Meinung Schatten auf Adenauer

Westintegration, Wiederbewaffnung, Wirtschaftswunder. Diese historischen Leistungen nimmt dem ersten Nachkriegskanzler Konrad Adenauer (CDU) keiner. Doch wie die aktuellen Enthüllungen zeigen, besteht auf der anderen Seite auch kein Grund zur Verklärung.

Spähangriffe gegen demokratische Konkurrenten wie Willy Brandt oder die FDP, Missbrauch des Kanzleramtes für pure Parteipolitik, Bestechung. Das ist die andere Reihung, die man bei diesem Namen auch aufmachen kann. Was aus den Dokumenten bisher bekannt wurde, ist genauso schlimm wie es Uwe Barschels Aktivitäten in Schleswig-Holstein waren. Nach heutigen Maßstäben hätte sich Konrad Adenauer mit so einem Verhalten keine sechs Monate im Amt des Regierungschefs halten können. Es wurden bekanntlich 14 Jahre.

Der Mann ist längst tot, aber dennoch hat der Vorgang eine aktuelle Bedeutung: Angela Merkel beruft sich gern und oft auf den Alten aus Rhöndorf — anfangs, um als Ost-Gewächs Akzeptanz im Westen zu finden, inzwischen wohl auch, um mit ihm in einer Reihe großer christdemokratischer Kanzler zu stehen. Und die CDU huldigt dem gebürtigen Kölner fast schon bis zum Personenkult.
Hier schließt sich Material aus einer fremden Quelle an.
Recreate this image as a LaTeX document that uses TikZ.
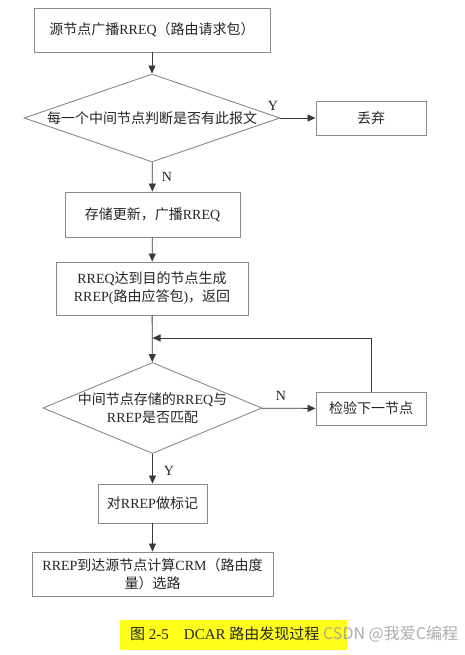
\documentclass[tikz,border=0pt]{standalone}
\usepackage{fontspec}
\setmainfont{Liberation Serif}
\newfontfamily\cjk{Noto Sans CJK SC}
\newcommand\zh[1]{{\cjk #1}}
\usetikzlibrary{arrows.meta,shapes.geometric}
\definecolor{boxgray}{HTML}{8A8A8A}
\definecolor{linegray}{HTML}{3A3A3A}
\definecolor{hl}{HTML}{FFFF1A}
\begin{document}
\begin{tikzpicture}[x=1pt,y=-1pt,
  font=\fontsize{14}{18}\selectfont,
  every node/.style={text=black!85},
  box/.style={draw=boxgray,line width=0.9pt,rectangle,inner sep=0pt,align=center},
  dia/.style={draw=boxgray,line width=0.9pt,diamond,inner sep=0pt},
  dtext/.style={align=center,inner sep=0pt},
  arr/.style={draw=linegray,line width=0.8pt,-{Triangle[length=8pt,width=7pt]}},
  lbl/.style={font=\fontsize{14}{16}\selectfont}]
\useasboundingbox (0,0) rectangle (465,655);
\fill[white] (0,0) rectangle (465,655);

\node[box,minimum width=236pt,minimum height=44pt] (src) at (152,30)
  {\zh{源节点广播}RREQ\zh{（路由请求包）}};
\node[dia,minimum width=256pt,minimum height=88pt] (d1) at (152,118) {};
\node[dtext] (d1t) at (d1.center) {\zh{每一个中间节点判断是否有此报文}};
\node[box,minimum width=110pt,minimum height=34pt] (drop) at (371,118)
  {\zh{丢弃}};
\node[box,minimum width=175pt,minimum height=45pt] (store) at (152.5,214.5)
  {\zh{存储更新，广播}RREQ};
\node[box,minimum width=192pt,minimum height=53pt] (reach) at (152,288.5)
  {RREQ\zh{达到目的节点生成}\\RREP(\zh{路由应答包})\zh{，返回}};
\node[dia,minimum width=219pt,minimum height=91pt] (d2) at (152.5,408) {};
\node[dtext] (d2t) at (d2.center) {\zh{中间节点存储的}RREQ\zh{与}\\RREP\zh{是否匹配}};
\node[box,minimum width=110pt,minimum height=33pt] (check) at (371,408.5)
  {\zh{检验下一节点}};
\node[box,minimum width=109pt,minimum height=39pt] (mark) at (152.5,503.5)
  {\zh{对}RREP\zh{做标记}};
\node[box,minimum width=241pt,minimum height=44pt] (crm) at (152.5,574)
  {RREP\zh{到达源节点计算}CRM\zh{（路由度}\\\zh{量）选路}};
\coordinate (loop) at (152.5,338);

\draw[arr] (src) -- (d1);
\draw[arr] (d1) -- (drop);
\draw[arr] (d1) -- (store);
\draw[arr] (store) -- (reach);
\draw[arr] (reach) -- (d2);
\draw[arr] (d2) -- (check);
\draw[arr] (check.north) |- (loop);
\draw[arr] (d2) -- (mark);
\draw[arr] (mark) -- (crm);

\node[lbl] (y1) at (273,106) {Y};
\node[lbl] (n1) at (167,177) {N};
\node[lbl] (n2) at (281,396) {N};
\node[lbl] (y2) at (169,471) {Y};

\node[fill=hl,minimum width=227pt,minimum height=30pt,inner sep=0pt] (cap) at (233.5,635) {};
\node[anchor=west,inner sep=0pt,font=\fontsize{15}{17}\selectfont] (capt) at (130,634)
  {\zh{图} 2-5\hspace{1em}DCAR \zh{路由发现过程}};
\node[anchor=west,inner sep=0pt,text=black!40,opacity=0.8,font=\fontsize{16}{18}\selectfont] (wm) at (323,634)
  {\zh{CSDN @我爱C编程}};
\end{tikzpicture}
\end{document}
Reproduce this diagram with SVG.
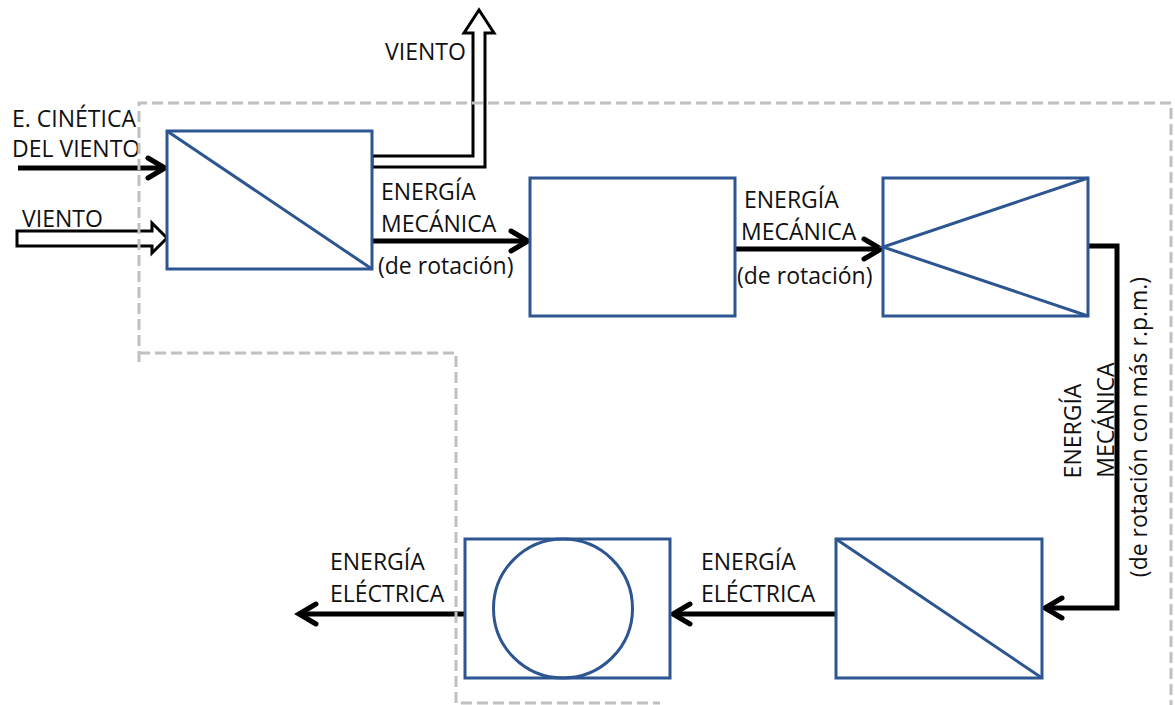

Das funktioniert nun nicht mehr so einfach, wovon das peinliche Schweigen im „Konrad-Adenauer-Haus“ deutlich Zeugnis ablegt. Wie es ja auch zu Helmut Kohl seit den schwarzen Kassen keine bruchlose Linie geben kann, so sehr seine Partei darüber ebenfalls hinwegschweigen möchte. Aber keine Schadenfreude: Bei jedem Kanzler und etlichen Ministern dürfte sich Dunkles finden lassen, zumal, wenn es um die Welt der Geheimdienste und ihrer Aktivitäten geht. Und je weiter man zurückgeht in der Geschichte, umso mehr. Denn früher waren die Politiker nicht so zimperlich wie heute und die Öffentlichkeit nicht so ehrpusselig. Wer also von den Parteien ganz ohne Sünde ist, der werfe den ersten Stein.